Mosul is situated on the Right Bank of the Tigris, 450 kms north of Baghdad and can be reached by road, rail or air. On the opposite bank of the river are the ruins of Nineveh.
Mosul is very old and is the centre of communications and commerce in the north, situated on the main-line railway that links Iraq with Syria, Turkey and the west. Visiting Mosul, one should not miss the museum, the old Nuri Mosque of Nabi-Jirjis and the 13th century palace of Qara Sarai.
The excavations at the three ruined cities of Nineveh, Khorsabad and Nimrod have disclosed a type of house, which Mosul has never ceased to build. The abundance of alabaster quarries in the suburbs and its special local treatment have created a type of decoration common to churches and mosques alike. Crude limestone, set in gypsum cement called "juss" and alabaster being the long used building materials in Mosul. The new houses mostly tend to follow modern European architecture.
Muslin, for which the city was famous in the past, is a derivation from the word Mosul.
Churches in Mosul
1-Shamun Al-Saffa Church
2-Al-Tahira (The immaculate)
3-Roman Catholic Church
Monasteries
1- Deir AL-a'ala
2- Deir Mariya
Deir Sheikh Matti
Deir Mar Behnam
Deir Sheikh Matti
Deir Sheikh Matti, one of the oldest monasteries in the world was first built in A.D. 359. Ruined and rebuilt innumerable times over the centuries, it perches high up on the rocky ledges of Mount Maqlob in Nirthern Iraq and still has its own Syriac Orthodox Bishop.
Mosul Museum
Built in 1952, it contains collections of antiquities excavated in the northern region of Iraq particularly in cities of Nimrod and Hatra, with samples to illustrate the development of civilizations until the advent of Islam. There is also a large hall devoted to the Arab relics of Mosul and its suburbs.
Other Historical Sites
ASSUR: It is the first Assyrian capital known to us. Its ruins lie about 110 km south of Mosul and about 280 km to the north of Baghdad. The historians believe that the city was inhabited for the first time in the third Millennium BC, and went on as an inhabited city up to the second century AD.
The important still standing monument of Assur is the ziggurat. The ziggurat is a great construction built of baked bricks on the top of a rectangular platform; a platform composed of several layers assigned to Assur; the main god of Assyria.
Khorsabad: 20 kms north of Mosul, capital of the assyrian king Sargon (721-705 B.C.)

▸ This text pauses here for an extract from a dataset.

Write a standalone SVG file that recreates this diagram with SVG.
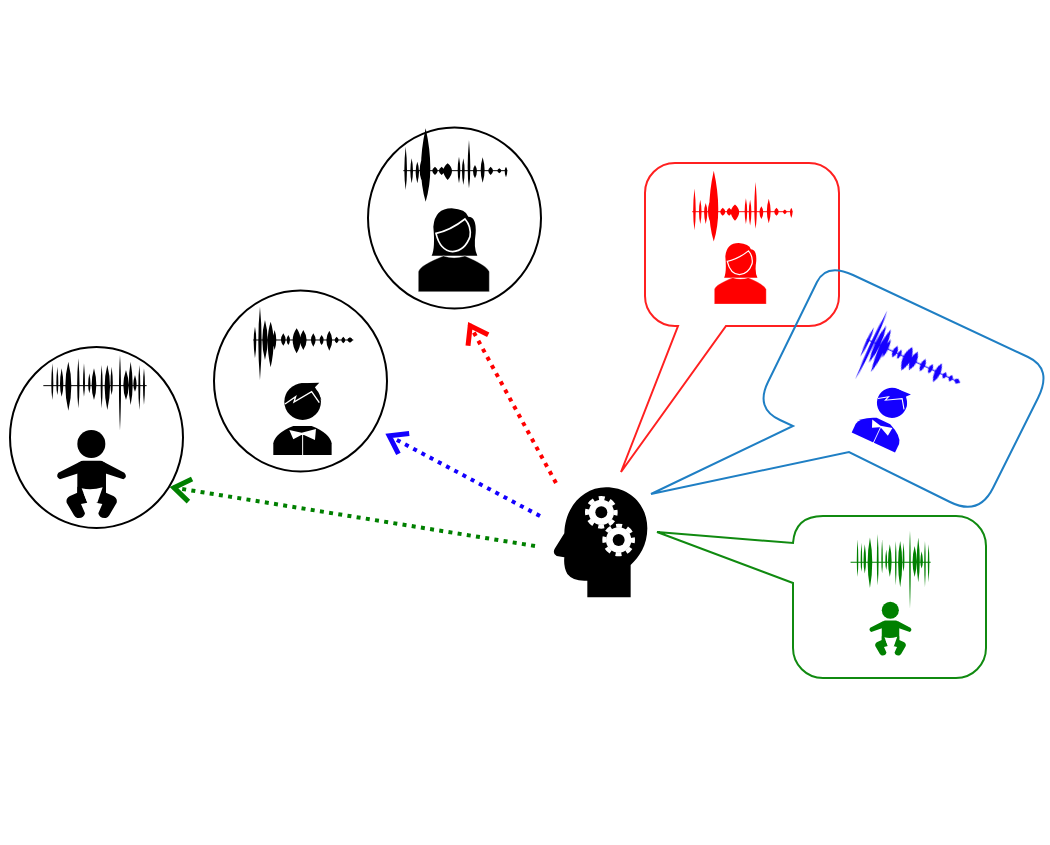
<svg xmlns="http://www.w3.org/2000/svg" width="1050" height="845" viewBox="0 0 1050 845">
<style>
.ring{fill:none;stroke:#000;stroke-width:2}
.bubble{fill:none;stroke-width:2}
.flow{fill:none;stroke-width:4;stroke-dasharray:4 5.3}
.ico{fill:currentColor}
.wh{fill:#fff}
.wl{fill:none;stroke:#fff}
.base{fill:none;stroke:currentColor;stroke-width:3}
.head{fill:none;stroke-width:5}
</style>
<defs>
<filter id="soft" x="-10%" y="-10%" width="120%" height="120%"><feGaussianBlur stdDeviation="0.4"/></filter>
<marker id="ag" markerUnits="userSpaceOnUse" markerWidth="32" markerHeight="32" refX="26" refY="16" orient="auto"><path class="head" stroke="#008000" d="M5.500 4.500L22 16L5.500 27.500"/></marker>
<marker id="ab" markerUnits="userSpaceOnUse" markerWidth="32" markerHeight="32" refX="26" refY="16" orient="auto"><path class="head" stroke="#1400ff" d="M5.500 4.500L22 16L5.500 27.500"/></marker>
<marker id="ar" markerUnits="userSpaceOnUse" markerWidth="32" markerHeight="32" refX="26" refY="16" orient="auto"><path class="head" stroke="#ff0000" d="M5.500 4.500L22 16L5.500 27.500"/></marker>
<g id="wave-baby" filter="url(#soft)"><g transform="translate(0,280) scale(.3333)">
<path class="base" d="M130 317H440"/>
<path class="ico" d="M157 250Q163 317 157 360Q151 317 157 250ZM172 260Q178 317 172 345Q166 317 172 260ZM185 265Q195 317 185 350Q175 317 185 265ZM205 245Q223 317 205 392Q187 317 205 245ZM235 235Q242 317 235 385Q228 317 235 235ZM252 250Q258 317 252 350Q246 317 252 250ZM268 280Q275 317 268 340Q261 317 268 280ZM282 265Q296 317 282 360Q268 317 282 265ZM305 255Q311 317 305 385Q299 317 305 255ZM322 255Q338 317 322 390Q306 317 322 255ZM335 260Q342 317 335 345Q328 317 335 260ZM360 225Q366 317 360 452Q354 317 360 225ZM378 270Q394 317 378 360Q362 317 378 270ZM392 245Q404 317 392 375Q380 317 392 245ZM405 285Q415 317 405 335Q395 317 405 285ZM418 255Q424 317 418 390Q412 317 418 255ZM432 265Q438 317 432 375Q426 317 432 265Z"/>
</g></g>
<g id="wave-man" filter="url(#soft)"><g transform="translate(0,280) scale(.3333)">
<path class="base" d="M760 180H1060"/>
<path class="ico" d="M765 140Q773 180 765 235Q757 180 765 140ZM780 80Q790 180 780 300Q770 180 780 80ZM795 120Q811 180 795 240Q779 180 795 120ZM812 125Q830 180 812 262Q794 180 812 125ZM824 150Q834 180 824 210Q814 180 824 150ZM850 160Q864 180 850 197Q836 180 850 160ZM865 165Q875 180 865 195Q855 180 865 165ZM890 145Q914 180 890 220Q866 180 890 145ZM910 150Q930 180 910 210Q890 180 910 150ZM940 160Q954 180 940 200Q926 180 940 160ZM965 165Q977 180 965 195Q953 180 965 165ZM988 152Q1006 180 988 212Q970 180 988 152ZM1010 170Q1022 180 1010 190Q998 180 1010 170ZM1030 170Q1042 180 1030 190Q1018 180 1030 170ZM1050 172Q1066 180 1050 188Q1034 180 1050 172Z"/>
</g></g>
<g id="wave-woman" filter="url(#soft)"><g transform="translate(360,120) scale(.3333)">
<path class="base" d="M130 152H442"/>
<path class="ico" d="M137 80Q145 152 137 210Q129 152 137 80ZM155 115Q163 152 155 190Q147 152 155 115ZM172 125Q182 152 172 190Q162 152 172 125ZM184 120Q194 152 184 180Q174 152 184 120ZM197 25Q225 152 197 245Q169 152 197 25ZM225 140Q241 152 225 165Q209 152 225 140ZM245 140Q261 152 245 165Q229 152 245 140ZM263 130Q289 152 263 180Q237 152 263 130ZM297 110Q305 152 297 190Q289 152 297 110ZM310 115Q318 152 310 195Q302 152 310 115ZM327 60Q335 152 327 205Q319 152 327 60ZM345 135Q357 152 345 175Q333 152 345 135ZM368 112Q380 152 368 188Q356 152 368 112ZM392 140Q406 152 392 165Q378 152 392 140ZM418 145Q430 152 418 160Q406 152 418 145ZM438 140Q446 152 438 172Q430 152 438 140Z"/>
</g></g>
<g id="baby"><g transform="translate(0,280) scale(.3333)">
<circle class="ico" cx="274" cy="492" r="42"/>
<path class="ico" d="M232 560Q235 542 250 542H300Q315 542 318 560V640H232Z"/>
<path class="ico" d="M240 545L175 578Q166 590 180 598L240 578ZM310 545L373 578Q384 590 370 598L310 578Z"/>
<path class="ico" d="M232 620L245 625L262 668L243 672L255 700Q252 716 232 714Q226 712 222 706L200 668Q197 655 210 648L232 638Z"/>
<path class="ico" d="M318 620L305 625L288 668L307 672L295 700Q298 716 318 714Q324 712 328 706L350 668Q353 655 340 648L318 638Z"/>
<path class="wh" d="M245 625Q275 632 308 622L292 668H262Z"/>
</g></g>
<g id="man"><g transform="translate(0,280) scale(.3333)">
<circle class="ico" cx="908" cy="365" r="55"/>
<path class="ico" d="M900 310L958 308L945 322L965 360L940 330Z"/>
<path class="ico" d="M820 525V490Q825 460 880 438H935Q990 460 995 490V525Z"/>
<path class="wh" d="M868 450L905 458L948 447L945 480L912 465H904L880 478Z"/>
<path class="wl" stroke-width="3" d="M908 465V527"/>
<path class="wl" stroke-width="4" d="M855 372L887 350L882 366L935 335L958 368"/>
</g></g>
<g id="woman"><g transform="translate(360,120) scale(.3333)">
<path class="ico" d="M215 407Q226 385 220 320Q225 265 275 265Q318 268 325 290Q350 290 347 340Q340 385 352 407H300L250 407Z"/>
<path class="ico" d="M228 340Q270 332 315 297Q335 320 330 350Q315 392 278 395Q240 392 228 340Z" stroke="#fff" stroke-width="5"/>
<path class="ico" d="M175 515V455Q180 435 250 408Q282 418 315 408Q380 435 388 455V515Z" stroke="#fff" stroke-width="1"/>
</g></g>
<g id="gear"><circle class="wh" r="38"/><circle r="43" fill="none" stroke="#fff" stroke-width="12" stroke-dasharray="18 15.770" stroke-dashoffset="9"/><circle r="18" fill="#000"/></g>
</defs>

<g id="connectors">
<path class="flow" stroke="#008000" d="M535 546L170 487" marker-end="url(#ag)"/>
<path class="flow" stroke="#1400ff" d="M540 516L385.700 434" marker-end="url(#ab)"/>
<path class="flow" stroke="#ff0000" d="M556 483L468.300 322.300" marker-end="url(#ar)"/>
</g>

<g id="node-baby"><ellipse class="ring" cx="96.500" cy="437.500" rx="86.500" ry="90.500"/><use href="#wave-baby" color="#000"/><use href="#baby" color="#000"/></g>
<g id="node-man"><ellipse class="ring" cx="300.500" cy="381" rx="86.500" ry="90.500"/><use href="#wave-man" color="#000"/><use href="#man" color="#000"/></g>
<g id="node-woman"><ellipse class="ring" cx="454.500" cy="218" rx="86.500" ry="90.500"/><use href="#wave-woman" color="#000"/><use href="#woman" color="#000"/></g>

<g id="node-head"><g transform="translate(530,470) scale(.3333)">
<path fill="#000" d="M172 382V332Q130 335 112 312Q100 290 103 262L80 258Q66 250 75 235L103 190C105 110 160 52 228 52C300 52 352 105 352 175C352 225 328 262 302 285V382Z"/>
<use href="#gear" transform="translate(214,127)"/>
<use href="#gear" transform="translate(266,210)"/>
</g></g>

<g id="bubble-woman"><path class="bubble" stroke="#ff2020" d="M675 163H809A30 30 0 0 1 839 193V296A30 30 0 0 1 809 326H726L621 472L678 326H675A30 30 0 0 1 645 296V193A30 30 0 0 1 675 163Z"/>
<use href="#wave-woman" color="#ff0000" transform="translate(303,47) scale(.965)"/>
<use href="#woman" color="#ff0000" transform="translate(409,91) scale(.73)"/></g>

<g id="bubble-man"><path class="bubble" stroke="#1f7fc4" d="M853 275L1028 357Q1052.700 368.600 1038 398L993 488Q978.900 516.300 950 502L849 452L651 494L793 426L780 420Q755 408.500 768 382L817 282Q826.500 262.600 853 275Z"/>
<use href="#wave-man" color="#1400ff" transform="translate(873,342) rotate(25) scale(1.03) translate(-260,-340)"/>
<use href="#man" color="#1400ff" transform="translate(892,403) rotate(25) scale(.82) translate(-302.7,-401.7)"/></g>

<g id="bubble-baby"><path class="bubble" stroke="#108a10" d="M823 516H956A30 30 0 0 1 986 546V648A30 30 0 0 1 956 678H823A30 30 0 0 1 793 648V583L657 532L793 543Q795 516 823 516Z"/>
<use href="#wave-baby" color="#008000" transform="translate(817,165) scale(.775,1.03)"/>
<use href="#baby" color="#008000" transform="translate(834.6,339.5) scale(.61)"/></g>
</svg>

Nineveh: Situated in the eastern part of Mosul, the third capital of the Assyrian
Nimrod: 35 kms south-east of Mosul originally called Calah, one of the capitals of Assyrian Empire; a great city especially during the reign of Shalmaneser 1 (1280-1260 B.C.). Here Layard made his first discoveries of winged bulls and other magnificent remains of Assyrian Kings.